House - 17th century, Drumlummin, Co. Tipperary

Co. Tipperary |

House

House – 17th century, Drumlummin, Co. Tipperary

Beneath a field that slopes gently towards the River Tar in County Tipperary, the foundations of a mid-seventeenth-century house lie completely invisible, buried under what is now a reclaimed meadow.

What makes this particular patch of ground remarkable is not what can be seen from it, but what was pulled from it during excavation: the physical remains of a domestic life that official records, for a brief period, suggested did not exist at all.
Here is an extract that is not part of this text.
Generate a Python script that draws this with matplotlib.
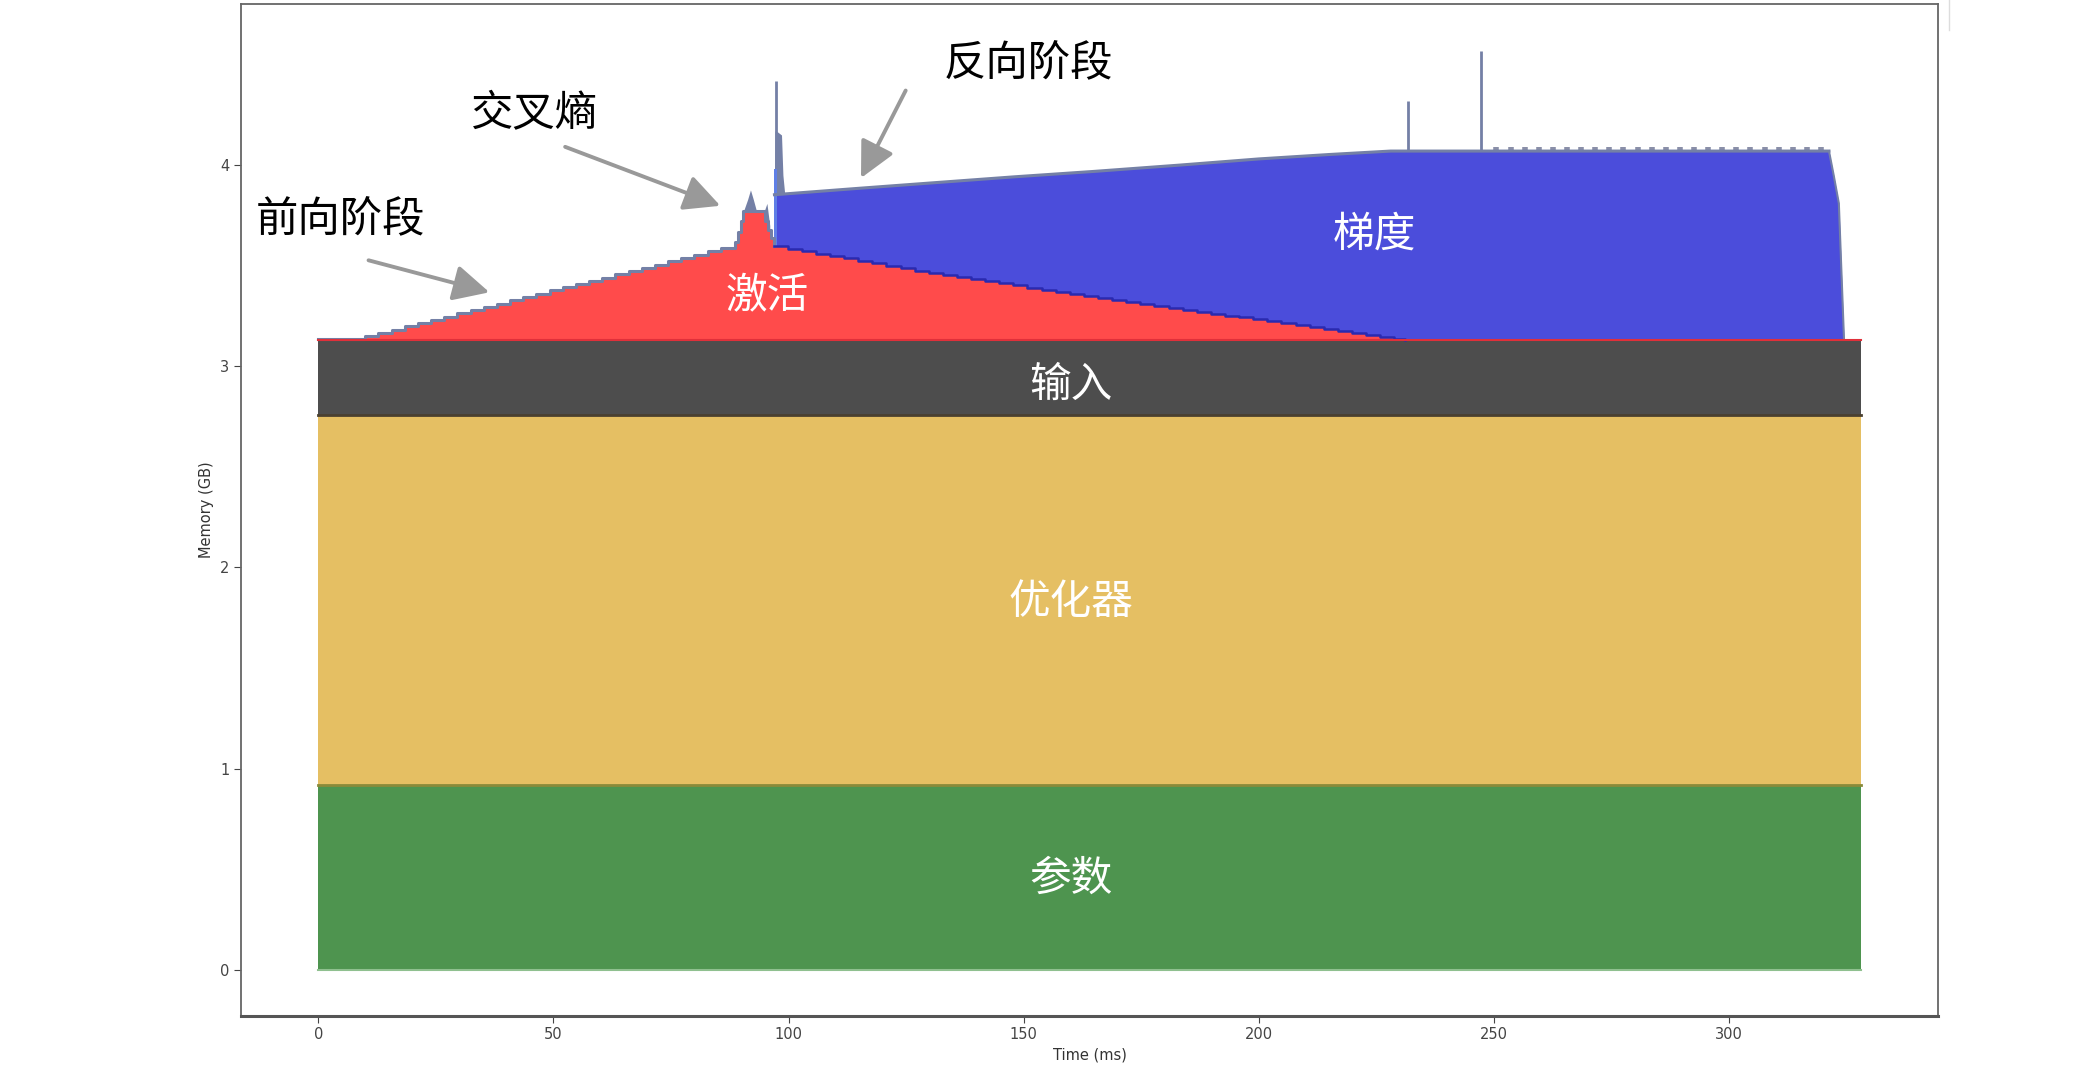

The site came to light in 1981 when the route of the Cork-Dublin gas pipeline passed through the townland of Drumlummin, triggering an excavation of ground adjacent to a nearby castle. The dig, documented by Cleary in 1987, uncovered a T-plan house roughly sixty metres north of the castle, with five rooms arranged across two wings, limestone and sandstone rubble walls surviving just three to four courses high, and a series of back-to-back fireplaces shared between adjoining rooms. One hearth included a circular wall oven, a practical feature built directly into the masonry. The house appears to have had a thatched roof, leaded glass windows, and at least one room with a timber floor. The Civil Survey of 1654 to 1656 recorded that there were no cabins or other improvements in Drumlummin at that time, yet the Hearth Tax records of 1665 list four houses in the townland, only one of which had two hearths. The excavated house has precisely two hearths. Combined with datable finds including earthenware pottery, a money token from the 1650s to 1660s, and clay pipes of early to mid-seventeenth-century type, the evidence points strongly to this being the house of William Sheppard, built somewhere in the decade between those two surveys. The gap between the Civil Survey's silence and the Hearth Tax's four households captures something of the disruption and resettlement that followed the Cromwellian period in Tipperary, when the composition of landholding and habitation shifted rapidly across many townlands.

There is nothing to see at the site today. The field has been reclaimed and the foundations are buried. The house's existence is known almost entirely through the objects and soil layers interpreted during that single pipeline-prompted excavation, and through the ledger entries of two surveys conducted just over a decade apart.